MIAMI — The Gulf of Mexico oil spill still poses threats to human health and seafood safety, according to a study published Monday by the peer-reviewed Journal of the American Medical Association.
The report came two days after President Barack Obama and members of his family swam in the gulf at Panama City Beach and mere hours after this year's commercial shrimping season officially kicked off along the Louisiana coast.
Federal officials disputed the new report and said ongoing testing is aggressive and sufficient to protect public health.
In the short term, study co-author Gina Solomon voiced greatest concern for shrimp, oysters, crabs and other invertebrates she says have difficulty clearing their systems of dangerous polycyclic aromatic hydrocarbons, or PAHs, similar to those found in cigarette smoke and soot. Solomon is a medical doctor and public health expert in the department of medicine at the University of California at San Francisco.

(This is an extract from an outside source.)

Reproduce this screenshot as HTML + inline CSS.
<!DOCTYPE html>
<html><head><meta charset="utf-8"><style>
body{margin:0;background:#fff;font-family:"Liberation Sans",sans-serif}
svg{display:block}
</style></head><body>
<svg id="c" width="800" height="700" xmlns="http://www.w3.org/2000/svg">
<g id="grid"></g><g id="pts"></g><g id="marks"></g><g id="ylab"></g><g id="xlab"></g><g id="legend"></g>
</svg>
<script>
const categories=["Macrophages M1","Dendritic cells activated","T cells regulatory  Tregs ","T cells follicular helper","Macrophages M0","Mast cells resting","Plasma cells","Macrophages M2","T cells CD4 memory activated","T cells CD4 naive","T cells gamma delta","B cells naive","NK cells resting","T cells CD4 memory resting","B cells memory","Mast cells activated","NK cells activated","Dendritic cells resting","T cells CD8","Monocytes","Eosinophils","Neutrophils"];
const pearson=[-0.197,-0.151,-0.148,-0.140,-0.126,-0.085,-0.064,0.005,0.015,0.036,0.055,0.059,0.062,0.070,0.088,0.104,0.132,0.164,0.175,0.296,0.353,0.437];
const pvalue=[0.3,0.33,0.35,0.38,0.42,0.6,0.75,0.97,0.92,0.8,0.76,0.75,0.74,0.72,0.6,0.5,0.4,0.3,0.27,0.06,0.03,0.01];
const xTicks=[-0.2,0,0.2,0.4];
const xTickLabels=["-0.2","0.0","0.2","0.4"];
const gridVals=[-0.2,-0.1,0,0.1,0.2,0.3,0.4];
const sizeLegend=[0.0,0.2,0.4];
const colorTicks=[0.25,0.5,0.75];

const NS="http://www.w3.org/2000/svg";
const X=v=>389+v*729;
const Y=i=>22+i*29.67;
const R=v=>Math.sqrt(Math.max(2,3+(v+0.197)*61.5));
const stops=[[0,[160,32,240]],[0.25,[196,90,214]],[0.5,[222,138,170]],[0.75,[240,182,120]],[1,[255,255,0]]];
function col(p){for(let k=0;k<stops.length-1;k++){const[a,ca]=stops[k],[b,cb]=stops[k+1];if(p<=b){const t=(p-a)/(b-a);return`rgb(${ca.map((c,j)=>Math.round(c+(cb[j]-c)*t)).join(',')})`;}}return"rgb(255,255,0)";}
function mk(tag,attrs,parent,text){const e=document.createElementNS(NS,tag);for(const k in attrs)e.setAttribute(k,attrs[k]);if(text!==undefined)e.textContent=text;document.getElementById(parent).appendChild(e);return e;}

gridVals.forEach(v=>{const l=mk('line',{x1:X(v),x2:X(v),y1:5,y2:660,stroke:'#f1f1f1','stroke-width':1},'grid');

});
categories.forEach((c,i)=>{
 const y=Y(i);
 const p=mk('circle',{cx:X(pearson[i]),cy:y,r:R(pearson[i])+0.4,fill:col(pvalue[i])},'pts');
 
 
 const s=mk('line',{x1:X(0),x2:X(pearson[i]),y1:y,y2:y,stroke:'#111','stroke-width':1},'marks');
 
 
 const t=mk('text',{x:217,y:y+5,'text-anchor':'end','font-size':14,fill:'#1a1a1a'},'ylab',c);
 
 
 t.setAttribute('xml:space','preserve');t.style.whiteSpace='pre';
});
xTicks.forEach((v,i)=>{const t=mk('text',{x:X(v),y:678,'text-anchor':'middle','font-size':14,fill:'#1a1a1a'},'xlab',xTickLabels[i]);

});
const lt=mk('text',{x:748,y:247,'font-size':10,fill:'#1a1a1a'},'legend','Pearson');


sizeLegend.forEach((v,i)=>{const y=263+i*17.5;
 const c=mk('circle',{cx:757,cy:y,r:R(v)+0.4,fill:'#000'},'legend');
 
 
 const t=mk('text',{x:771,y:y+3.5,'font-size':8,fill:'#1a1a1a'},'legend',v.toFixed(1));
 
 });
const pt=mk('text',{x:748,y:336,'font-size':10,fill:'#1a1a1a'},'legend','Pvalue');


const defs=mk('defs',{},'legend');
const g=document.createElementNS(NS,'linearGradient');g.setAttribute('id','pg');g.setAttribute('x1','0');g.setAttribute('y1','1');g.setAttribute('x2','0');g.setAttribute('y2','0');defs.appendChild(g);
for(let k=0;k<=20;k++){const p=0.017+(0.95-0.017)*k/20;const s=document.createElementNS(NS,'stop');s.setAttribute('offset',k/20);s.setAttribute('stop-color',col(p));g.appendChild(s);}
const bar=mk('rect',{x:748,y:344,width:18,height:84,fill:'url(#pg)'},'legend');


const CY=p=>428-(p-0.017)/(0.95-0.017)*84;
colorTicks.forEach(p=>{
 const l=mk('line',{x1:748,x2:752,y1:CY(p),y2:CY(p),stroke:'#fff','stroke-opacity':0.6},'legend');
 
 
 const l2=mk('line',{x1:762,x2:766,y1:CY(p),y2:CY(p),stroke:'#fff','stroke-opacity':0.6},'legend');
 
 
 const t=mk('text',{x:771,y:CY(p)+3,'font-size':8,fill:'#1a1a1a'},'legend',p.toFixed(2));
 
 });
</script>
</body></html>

In the longer term, she expressed worries about big finfish such as tuna, swordfish and mackerel, saying levels of mercury from the oil might slowly increase over time by being consumed by fish lower in the food chain and becoming concentrated in the larger fish.
Some of the fish had relatively high levels of mercury even before the oil spill, she said.
"It's like iron filings to a magnet," she said. "Several years from now the concentration will go up in fish at the top of the food chain — tuna, mackerel, swordfish."
Solomon said she based her new report on studies from past oil spills, including the Exxon Valdez event off Alaska in 1989, plus her own monitoring of current gulf data from the National Oceanographic and Atmospheric Administration, the Environmental Protection Agency and the Food and Drug Administration.
FDA officials disagreed with Solomon's fears about PAHs.
"We don't agree that's currently a problem," said Vicki Seyfert-Margolis from the office of the chief scientist of the FDA. Seyfert-Margolis said federal officials have a "mussel watch" program to test for such contamination in all shellfish, and so far no problems have been found.
As each gulf area is reopened for finfish harvest, she said, officials are testing shellfish separately, approving various species only as studies are completed.
Crabs and oysters take longer to test and clear because people eat the entire animal, including the liver, where toxins can accumulate, she said.
Seyfert-Margolis agreed that testing must continue for finfish to make sure toxins don't build up in the future. Such testing will begin if similar early problems come up in the mussel-watch program, she said.
"We have the ability to test it in finfish. We can study it as long as necessary," she said.
Concerning the human effects of the oil spill, Solomon says: "The good news is that the levels of benzene, the most dangerous chemical from oil, have been quite low. It's not likely there's a long-term risk from inhaled vapors for coastal residents."
She went on: "For oil workers it might be a different story. The people out there deploying boom and burning the oil have been exposed to higher levels of vapor."
Solomon said that on Tuesday the National Institutes of Health will announce a long-term health study of 20,000 gulf workers and residents.